═══ Source data

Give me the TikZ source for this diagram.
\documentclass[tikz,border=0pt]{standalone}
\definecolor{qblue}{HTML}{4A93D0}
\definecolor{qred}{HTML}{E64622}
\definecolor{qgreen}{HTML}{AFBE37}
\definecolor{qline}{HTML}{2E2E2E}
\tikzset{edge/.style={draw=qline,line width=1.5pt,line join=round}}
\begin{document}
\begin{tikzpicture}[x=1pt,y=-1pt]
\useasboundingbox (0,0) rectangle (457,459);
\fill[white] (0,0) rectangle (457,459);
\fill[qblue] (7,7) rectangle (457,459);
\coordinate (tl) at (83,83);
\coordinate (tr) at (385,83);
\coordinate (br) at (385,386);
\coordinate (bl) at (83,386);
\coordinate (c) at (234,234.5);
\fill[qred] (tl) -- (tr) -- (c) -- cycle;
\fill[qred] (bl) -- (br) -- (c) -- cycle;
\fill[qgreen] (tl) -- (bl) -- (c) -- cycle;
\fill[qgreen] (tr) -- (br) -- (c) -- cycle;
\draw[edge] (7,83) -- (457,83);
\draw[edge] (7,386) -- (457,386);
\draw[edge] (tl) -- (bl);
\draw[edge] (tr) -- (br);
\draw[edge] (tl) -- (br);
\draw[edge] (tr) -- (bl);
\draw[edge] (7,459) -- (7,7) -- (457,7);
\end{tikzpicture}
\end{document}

══════

■ What is expected ■
Write out each line of the data above again, exactly as given.

■ Response for this exercise ■
Give me the TikZ source for this diagram.
\documentclass[tikz,border=0pt]{standalone}
\definecolor{qblue}{HTML}{4A93D0}
\definecolor{qred}{HTML}{E64622}
\definecolor{qgreen}{HTML}{AFBE37}
\definecolor{qline}{HTML}{2E2E2E}
\tikzset{edge/.style={draw=qline,line width=1.5pt,line join=round}}
\begin{document}
\begin{tikzpicture}[x=1pt,y=-1pt]
\useasboundingbox (0,0) rectangle (457,459);
\fill[white] (0,0) rectangle (457,459);
\fill[qblue] (7,7) rectangle (457,459);
\coordinate (tl) at (83,83);
\coordinate (tr) at (385,83);
\coordinate (br) at (385,386);
\coordinate (bl) at (83,386);
\coordinate (c) at (234,234.5);
\fill[qred] (tl) -- (tr) -- (c) -- cycle;
\fill[qred] (bl) -- (br) -- (c) -- cycle;
\fill[qgreen] (tl) -- (bl) -- (c) -- cycle;
\fill[qgreen] (tr) -- (br) -- (c) -- cycle;
\draw[edge] (7,83) -- (457,83);
\draw[edge] (7,386) -- (457,386);
\draw[edge] (tl) -- (bl);
\draw[edge] (tr) -- (br);
\draw[edge] (tl) -- (br);
\draw[edge] (tr) -- (bl);
\draw[edge] (7,459) -- (7,7) -- (457,7);
\end{tikzpicture}
\end{document}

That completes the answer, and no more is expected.